Two hours and three appointments later she is finally able to get out for a sandwich and iced caramel americano with cream. She’d pronounced it cair-uh-mel ever since hearing it that way once her freshman year of college and liking it so much she instantly adopted it. That was one of her traits–the way words sounded were more important to her than the dialogue of her region, so if she heard a pronunciation that really resonated she would use it without thinking and the pronunciation became permanent. Sometimes she would get funny looks for her adopted Briticisms, but asking her to ignore the music of the words was futile. She had to be extremely careful when talking to people with foreign accents because her vocal patterns could shift without warning to be closer to that of the person she was conversing with. It could be difficult to explain that she wasn’t being mocking or pretentious, that her voice just did what her ears liked to hear. So when the barista tried to correct our heroine by loudly and emphatically repeating her order back to her with the american car-mel pronunciation, she simply smiled and nodded.

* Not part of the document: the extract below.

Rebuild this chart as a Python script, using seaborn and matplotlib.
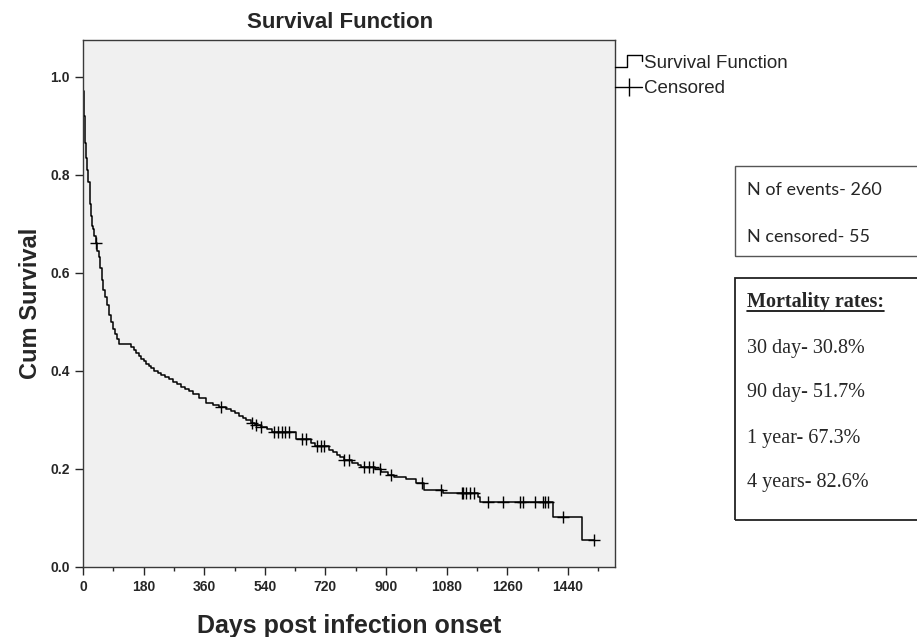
import numpy as np
import pandas as pd
import seaborn as sns
import matplotlib.pyplot as plt
from matplotlib.lines import Line2D
from matplotlib.patches import Rectangle
from matplotlib.legend_handler import HandlerBase
from matplotlib.ticker import MultipleLocator

# Kaplan-Meier 曲线
km_days = [0, 1, 2, 3, 5, 7, 10, 13, 16, 20, 24, 28, 30, 34, 38, 42, 47, 51, 55, 60,
           66, 72, 77, 83, 89, 95, 101, 107, 143, 150, 158, 166, 173, 180, 187, 195,
           203, 211, 222, 232, 244, 256, 268, 280, 292, 303, 315, 327, 345, 366, 385,
           405, 425, 440, 452, 464, 475, 485, 500, 512, 530, 547, 560, 634, 678, 688,
           732, 743, 753, 764, 774, 800, 816, 827, 866, 885, 905, 925, 960, 990, 1014,
           1068, 1172, 1178, 1395, 1482]
km_surv = [1.0, 0.97, 0.945, 0.92, 0.89, 0.865, 0.835, 0.81, 0.785, 0.74, 0.715, 0.695,
           0.69, 0.675, 0.66, 0.645, 0.632, 0.61, 0.585, 0.565, 0.55, 0.535, 0.515, 0.5,
           0.485, 0.475, 0.465, 0.455, 0.449, 0.443, 0.437, 0.431, 0.425, 0.42, 0.415,
           0.41, 0.405, 0.4, 0.396, 0.392, 0.388, 0.384, 0.378, 0.373, 0.368, 0.363,
           0.358, 0.353, 0.345, 0.334, 0.33, 0.327, 0.322, 0.318, 0.314, 0.309, 0.304,
           0.299, 0.294, 0.29, 0.286, 0.281, 0.275, 0.261, 0.252, 0.246, 0.239, 0.234,
           0.229, 0.224, 0.218, 0.213, 0.209, 0.205, 0.199, 0.193, 0.187, 0.184, 0.18,
           0.172, 0.157, 0.151, 0.142, 0.133, 0.102, 0.055]

# 删失时间
censor_days = [38, 410, 503, 515, 530, 568, 580, 590, 600, 613, 649, 663, 696, 708, 717,
               776, 791, 836, 848, 860, 881, 916, 1008, 1062, 1125, 1128, 1136, 1148,
               1160, 1202, 1247, 1297, 1306, 1342, 1366, 1371, 1380, 1425, 1517]

x_ticks = [0, 180, 360, 540, 720, 900, 1080, 1260, 1440]
y_ticks = [0.0, 0.2, 0.4, 0.6, 0.8, 1.0]

info_lines = ['N of events- 260', 'N censored- 55']
mort_title = 'Mortality rates:'
mort_lines = ['30 day- 30.8%', '90 day- 51.7%', '1 year- 67.3%', '4 years- 82.6%']

# 曲线延伸到最后一次随访
curve = pd.DataFrame({'day': km_days + [censor_days[-1]],
                      'surv': km_surv + [km_surv[-1]]})
idx = np.searchsorted(km_days, censor_days, side='right') - 1
cens = pd.DataFrame({'day': censor_days, 'surv': np.array(km_surv)[idx]})

sns.set_style('ticks')
plt.rcParams['font.family'] = ['Liberation Sans', 'DejaVu Sans']

fig = plt.figure(figsize=(9.17, 6.37), dpi=100)
ax = fig.add_axes([83 / 917, 70 / 637, 532 / 917, 527 / 637])
ax.set_facecolor('#f0f0f0')

sns.lineplot(data=curve, x='day', y='surv', drawstyle='steps-post', color='black',
             linewidth=1.1, estimator=None, ax=ax)
sns.scatterplot(data=cens, x='day', y='surv', marker='+', color='black', s=65,
                linewidth=1.0, ax=ax, zorder=3)

ax.set_xlim(0, 1580)
ax.set_ylim(0, 1.075)
ax.set_xticks(x_ticks)
ax.xaxis.set_minor_locator(MultipleLocator(90))
ax.set_yticks(y_ticks)
ax.set_yticklabels([f'{v:.1f}' for v in y_ticks])
ax.tick_params(axis='both', which='major', length=6, width=1, direction='out',
               labelsize=10)
ax.tick_params(axis='x', which='minor', length=3, width=1)
for lab in ax.get_xticklabels() + ax.get_yticklabels():
    lab.set_fontweight('bold')
for sp in ax.spines.values():
    sp.set_visible(True)
    sp.set_color('#3a3a3a')
    sp.set_linewidth(1)

ax.set_xlabel('Days post infection onset', fontsize=18, fontweight='bold', labelpad=14)
ax.set_ylabel('Cum Survival', fontsize=17, fontweight='bold', labelpad=6)
fig.text(340 / 917, 1 - 22 / 637, 'Survival Function', ha='center', va='center',
         fontsize=16, fontweight='bold')


# 图例中的阶梯符号
class StepHandler(HandlerBase):
    def create_artists(self, legend, orig_handle, xdescent, ydescent, width, height,
                       fontsize, trans):
        w, h = width, height
        xs = [-xdescent, 0.45 * w, 0.45 * w, w, w]
        ys = [0.1 * h, 0.1 * h, 0.95 * h, 0.95 * h, 0.55 * h]
        ln = Line2D(xs, ys, color='black', linewidth=1, transform=trans)
        return [ln]


h_step = Line2D([], [], color='black')
h_cens = Line2D([], [], color='black', linewidth=1, marker='|', markersize=13,
                markeredgewidth=1)
ax.legend([h_step, h_cens], ['Survival Function', 'Censored'],
          handler_map={h_step: StepHandler()}, loc='upper left',
          bbox_to_anchor=(1.0, 0.972), frameon=False, borderpad=0, borderaxespad=0,
          handlelength=1.45, handletextpad=0.1, labelspacing=0.45, numpoints=1,
          fontsize=13.5)

# 右侧文字框
fig.patches.append(Rectangle((735 / 917, 1 - 256 / 637), 0.3, 90 / 637,
                             transform=fig.transFigure, fill=False,
                             edgecolor='#555555', linewidth=1))
fig.patches.append(Rectangle((735 / 917, 1 - 520 / 637), 0.3, 242 / 637,
                             transform=fig.transFigure, fill=False,
                             edgecolor='#222222', linewidth=1.3))
for s, yp in zip(info_lines, [190, 237]):
    fig.text(747 / 917, 1 - yp / 637, s, fontsize=13, family=['Lato', 'DejaVu Sans'],
             va='center', ha='left')
t = fig.text(747 / 917, 1 - 302 / 637, mort_title, fontsize=14.5, fontweight='bold',
             family=['Liberation Serif'], va='center', ha='left')
for s, yp in zip(mort_lines, [348, 393, 438, 483]):
    fig.text(747 / 917, 1 - yp / 637, s, fontsize=14.5, family=['Liberation Serif'],
             va='center', ha='left')

# 下划线
fig.canvas.draw()
bb = t.get_window_extent().transformed(fig.transFigure.inverted())
fig.add_artist(Line2D([bb.x0, bb.x1], [bb.y0 + 0.002, bb.y0 + 0.002],
                      transform=fig.transFigure, color='black', linewidth=1.2))

fig.savefig('out.png', dpi=100)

Lunch completed, she finished out the last few hours of her work day and rushed out of the old building in order to make it to the gym in time for zumba. She was new to zumba and there were several routines that she hadn’t done before, but when she would stumble or was unable to figure out if the instructor was tapping or holding her left foot, our girl would smile and continue on. She reflected that it was a little sad her coolest hour of the day was the hour of cardio in her air-conditioned gym, despite having worked in the dark. There were drawbacks to working in a one hundred year old building during one of the largest August heat waves known locally, especially when her office was located directly above the kitchen.

After the gym her routine typically consisted of making dinner–tonight she had opted for a brown rice, kale, mushroom, bell pepper and chicken stir-fry–and then dividing her time between working on her plays, catching up on her favorite tv shows online, and music. Then, after a couple of hours, she would make some tea and retire for the evening by reading a few chapters in a novel in her bed before going to sleep. The next morning she would get up and repeat the process.

She had a cozy existence, surely, but like the building she worked in she was beginning to wonder if she, too, had been left behind by those around her. She was not made sad by the prospect, but she did wonder what made her different. All those she knew were coupling off, marrying, moving, traveling or getting in to trouble. She knew she was where she was for a reason, at least she thought she was, but no one else seemed to have the same motivations or many times to even be on the same wave-length as her. Was she like the be-arched building that matched nothing in the vicinity, proud in its flawed existence? High on a hill, beautiful, but not quite in sync with everyone else around her? It was possible, of course.

She never came to a solid conclusion, knowing that she probably never would be able to explain that little “alone in the middle of it all” feeling. She supposed that everyone felt that way from time to time. Perhaps the building hadn’t been abandoned in its spot because there was no better purpose for it, perhaps its purpose was to stand the test of time and be a witness to all that lived around it. Our heroine liked that idea so she took to her blog to transcribe it.